Mortgage broker says banks aren't giving Canadians the interest savings they deserve

Bank of Canada Governor Stephen Poloz responds to a question on the banks interest rate cut decision during a news conference in Ottawa, Wednesday July 15, 2015. (Photo: THE CANADIAN PRESS/Adrian Wyld)

Bank of Canada Governor Stephen Poloz responds to a question on the banks interest rate cut decision during a news conference in Ottawa, Wednesday July 15, 2015. (Photo: THE CANADIAN PRESS/Adrian Wyld) (Adrian Wyld/Canadian Press)

Listen 6:57

Mortgage broker Calum Ross thinks Canadian consumers are being short-changed.

On Wednesday, the Bank of Canada slashed its overnight rate to 0.5 per cent. That puts the cost of borrowing at an historic low. But so far, banks have only passed on a fraction of this week's savings to frontline consumers. 

Ross says highly-profitable banks have no real justification for pocketing the difference between Wednesday's Bank of Canada cut and their own lending rates.

"It's tough to argue that it's anything but [a money grab]," Ross tells As It Happens guest host Laura Lynch. "This does go directly to their profit margin. Being completely fair, the banks in Canada are not short of profit."

Calum Ross

Calum Ross is an independent mortgage broker who argues that the big banks are mistreating their customers by not passing on the full Bank of Canada rate cuts. (Photo: calumross.com)

Before the 2008 financial crisis, the banks usually matched cuts in interest rates by the Bank of Canada. Since then, it's been less predictable.

When the Bank of Canada last cut interest rates in January, it was by 0.25 per cent. The banks followed by cutting only 15 basis points. This week, the trend continues.

"There are some people who are saying they are building future loss provisions because, obviously, there is a lot of consumer debt in the economy," Ross says.

He doesn't buy that argument.

"There has not been an increase in defaults in Canada, so, while there is a lot of consumer debt that's in the market place, Canadian consumers are wealthier now than they ever have been," Ross says. "And with rising real estate values, the big banks have a lot of collateral."

He says that the rate cuts that banks have not passed on to consumers are beginning to add up.

"It's significant math.
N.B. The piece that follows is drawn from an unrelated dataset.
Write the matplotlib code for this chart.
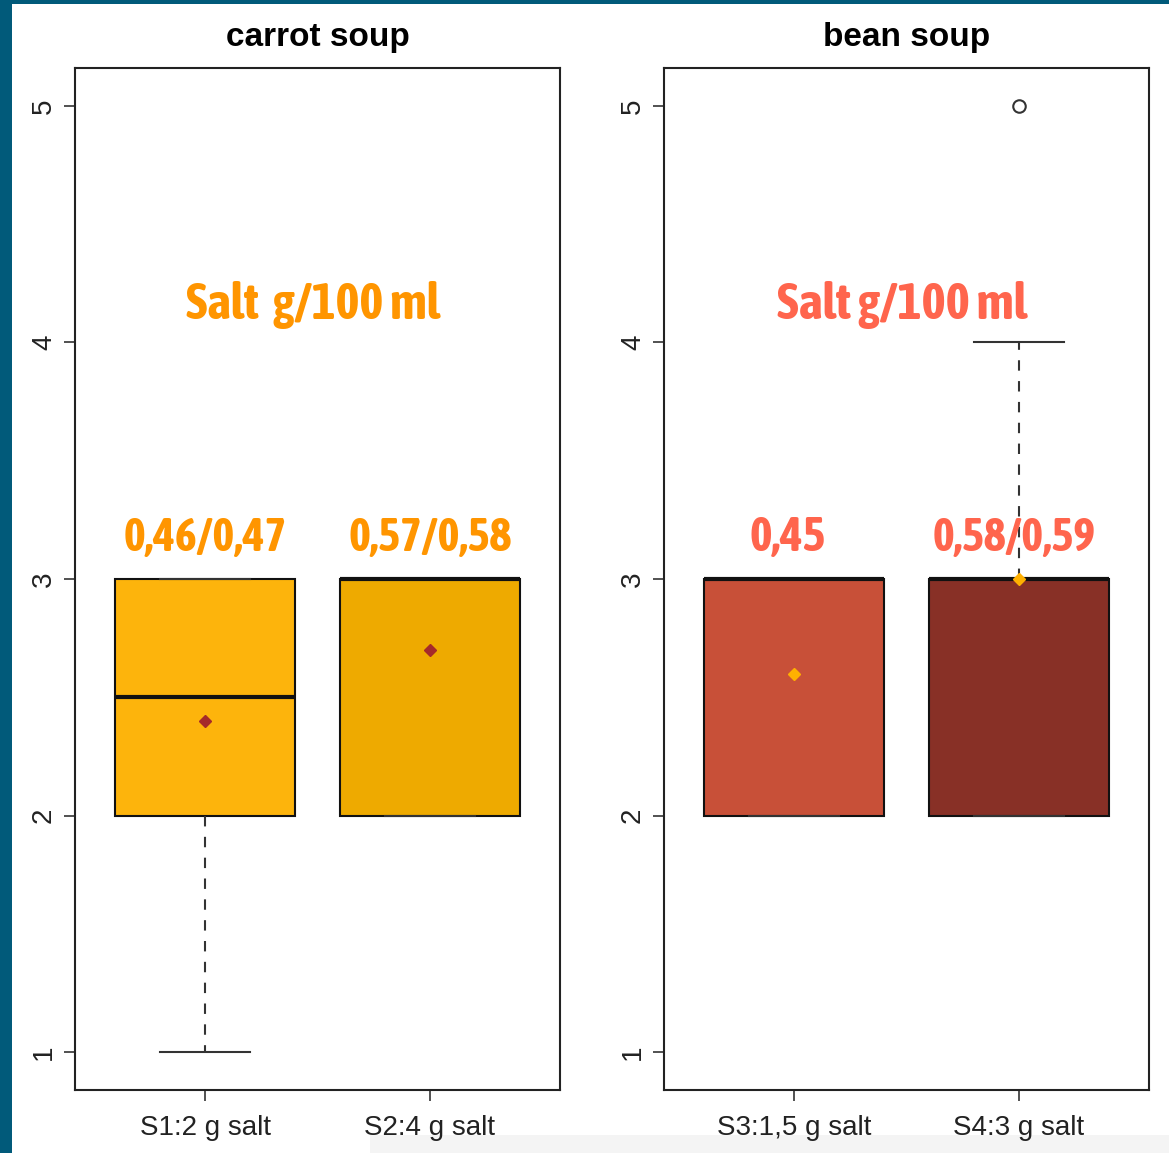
import matplotlib
matplotlib.use("Agg")
import matplotlib.pyplot as plt
from matplotlib import font_manager
from matplotlib.patches import Rectangle

# box statistics
labels_carrot = ["S1:2 g salt", "S2:4 g salt"]
labels_bean = ["S3:1,5 g salt", "S4:3 g salt"]
q1 = [2, 2, 2, 2]
med = [2.5, 3, 3, 3]
q3 = [3, 3, 3, 3]
whislo = [1, 2, 2, 2]
whishi = [3, 3, 3, 4]
means = [2.4, 2.7, 2.6, 3.0]
fliers = [[], [], [], [5]]
box_colors = ["#FDB40C", "#EEAA00", "#C85038", "#883026"]
mean_colors = ["#A52A2A", "#A52A2A", "#FFB000", "#FFB000"]
notes_carrot = ["0,46/0,47", "0,57/0,58"]
notes_bean = ["0,45", "0,58/0,59"]

# pick a narrow bold face if one is installed, otherwise Roboto
fonts = font_manager.fontManager.ttflist
names = {f.name for f in fonts}
narrow = None
for f in fonts:
    if ("Narrow" in f.name or "Condensed" in f.name) and f.weight in ("bold", 700):
        narrow = f.name
        break
if narrow is None:
    narrow = "Roboto" if "Roboto" in names else "DejaVu Sans"
sans = "Liberation Sans" if "Liberation Sans" in names else "DejaVu Sans"

W, H = 1169, 1153
fig = plt.figure(figsize=(W / 100, H / 100), dpi=100)
fig.patch.set_facecolor("#015A7A")
fig.patches.append(Rectangle((12 / W, 0), 1, 1 - 4 / H, transform=fig.transFigure,
                             facecolor="white", edgecolor="none", zorder=-10))
fig.patches.append(Rectangle((370 / W, 0), 1, 18 / H, transform=fig.transFigure,
                             facecolor="#F4F4F4", edgecolor="none", zorder=-9))

panels = [
    ("carrot soup", labels_carrot, notes_carrot, "#FF9500", 75, [0, 1], [1.0, 2.0], 1.48),
    ("bean soup", labels_bean, notes_bean, "#FF654D", 664, [2, 3], [0.97, 1.98], 1.48),
]

fitted = []  # (text artist, wanted width px)
for title, labels, notes, ncol, left, idx, note_x, salt_x in panels:
    ax = fig.add_axes([left / W, 1 - 1090 / H, 485 / W, 1022 / H])
    stats = []
    for i, lab in zip(idx, labels):
        stats.append(dict(label=lab, q1=q1[i], med=med[i], q3=q3[i],
                          whislo=whislo[i], whishi=whishi[i],
                          mean=means[i], fliers=fliers[i]))
    bp = ax.bxp(stats, positions=[1, 2], widths=0.8, patch_artist=True,
                showmeans=True, capwidths=0.4,
                boxprops=dict(linewidth=1.5, edgecolor="#111111"),
                medianprops=dict(linewidth=3, color="#111111"),
                whiskerprops=dict(linewidth=1.5, color="#333333", linestyle=(0, (5, 5))),
                capprops=dict(linewidth=1.5, color="#333333"),
                flierprops=dict(marker="o", markersize=9, markerfacecolor="none",
                                markeredgecolor="#333333", markeredgewidth=1.5))
    for patch, i in zip(bp["boxes"], idx):
        patch.set_facecolor(box_colors[i])
    for m, i in zip(bp["means"], idx):
        m.set_marker("D")
        m.set_markersize(6)
        m.set_markerfacecolor(mean_colors[i])
        m.set_markeredgecolor(mean_colors[i])
        m.set_zorder(5)

    ax.set_xlim(0.42, 2.58)
    ax.set_ylim(0.84, 5.16)
    ax.set_yticks([1, 2, 3, 4, 5])
    ax.set_yticklabels(["1", "2", "3", "4", "5"], rotation=90, va="center",
                       fontsize=20, family=sans, color="#222222")
    ax.set_xticks([1, 2])
    ax.set_xticklabels(labels, fontsize=20, family=sans, color="#222222")
    ax.tick_params(length=8, width=1.2, color="#333333")
    ax.tick_params(axis="x", pad=10)
    ax.tick_params(axis="y", pad=5)
    for s in ax.spines.values():
        s.set_linewidth(1.5)
        s.set_color("#222222")
    ax.set_title(title, fontsize=24, fontweight="bold", family=sans, pad=16)

    salt = "Salt g/100 ml" if title == "bean soup" else "Salt  g/100 ml"
    t = ax.text(salt_x, 4.16, salt, ha="center", va="center", fontsize=37,
                fontweight="bold", family=narrow, color=ncol)
    fitted.append((t, 250 if title == "bean soup" else 254))
    for x, s in zip(note_x, notes):
        t = ax.text(x, 3.175, s, ha="center", va="center", fontsize=33,
                    fontweight="bold", family=narrow, color=ncol)
        fitted.append((t, 76 if s == "0,45" else 163))

# shrink the big labels so their width matches the picture
fig.canvas.draw()
r = fig.canvas.get_renderer()
for t, want in fitted:
    w = t.get_window_extent(r).width
    t.set_fontsize(t.get_fontsize() * want / w)

fig.savefig("out.png", dpi=100, facecolor=fig.get_facecolor())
In the last few years, they've built in . . . more than one per cent and so for a $400,000 mortgage, you're talking about $4,000 a year."

He wonders why there isn't more push-back.

"When our big banks in Canada are making more than 30 per cent domestic return on capital and they've got an awful lot of margin built into variable rate mortgage loans, one has to ask, 'Why the government is not intervening?'"

He understands that consumers are happy that money is still relatively cheap, but he thinks they should be angry at the banks.

"I'm absolutely shell shocked that we have not had more public outcry and, quite frankly, more federal intervention from the regulators."